UD has a robust, substantial, and coherent Core—in terms of course credits, the largest of its kind; in less quantifiable and more important terms, probably the best to be found anywhere. The Core really is a core. Unlike Thomas Aquinas College or St. John’s College, it’s not an all-required curriculum. Unlike Harvard or even Chicago, it is for the most part a well-ordered set of specific classes, not a distribution requirement.

The Core introduces each student to the range of liberal disciplines, providing a preview for future majors and ensuring that non-majors do not become lost in the narrowness of overspecialization. The Core as a whole engages the great conversation of the West, and it helps professors strike the proper balance between teaching over research. It has particular strengths in its three- or four-course literature, philosophy and history sequences.

Finally, UD is a university rather than a college. The Constantin Core is the core of the university. It is decisive for undergraduate education, but it also helps set the tone for Gupta, Braniff and the School of Ministry. It is my sense that the faculty in these schools recognize that they teach at a special university, and that the Core contributes to their specialties. It gives them and their students strengths, resources and perspectives they otherwise would lack, and it sets them apart from other business, humanities and ministry programs.

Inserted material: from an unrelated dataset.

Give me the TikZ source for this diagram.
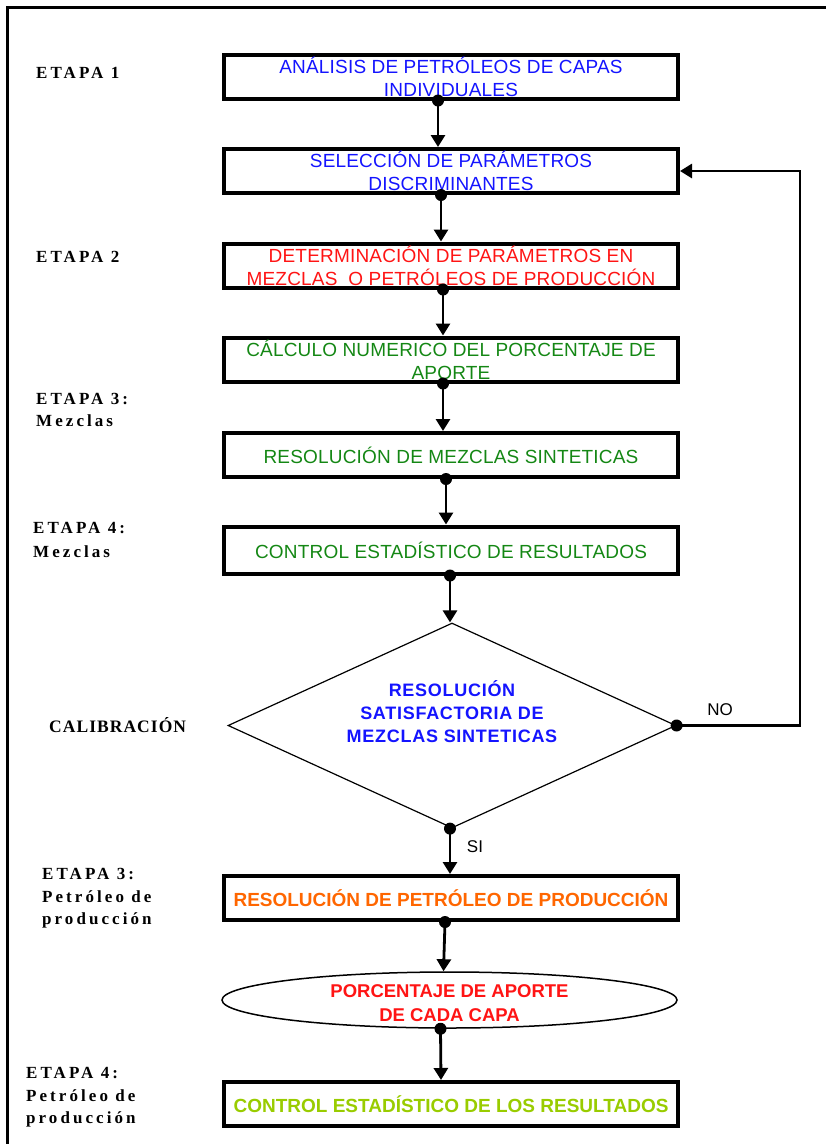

Each of these attributes is crucial to UD’s identity. To forget one or another would be to mistake it for the competition. A salesman who doesn’t know his own wares is a poor salesman indeed. And this is all the more true in education, where the product isn’t really a product and the customer isn’t really a customer.

I haven’t mentioned Rome, or the Cap Bar, or the alumni community in Irving and beyond, or the faculty’s collegiality, or the students’ joyfulness and brilliance and good-naturedness and sense of wonder.

I’ll leave it to others to highlight these and other features of UD, to point out my mistakes, and to correct my oversights. Merely to read the university mission statement—four short but profound paragraphs, available to all in the Bulletin—would go a long way toward clarifying the character and commitments of the university.

The next president of UD will have the good fortune to join a flourishing community and the privilege to lead an excellent institution. He or she will succeed as a leader in no small part by understanding and building on its strengths.

Pavlos Papadopoulos is a Ph.D. candidate at the University of Dallas, where he has taught courses in politics, philosophy and history, including a course on the history of liberal arts education.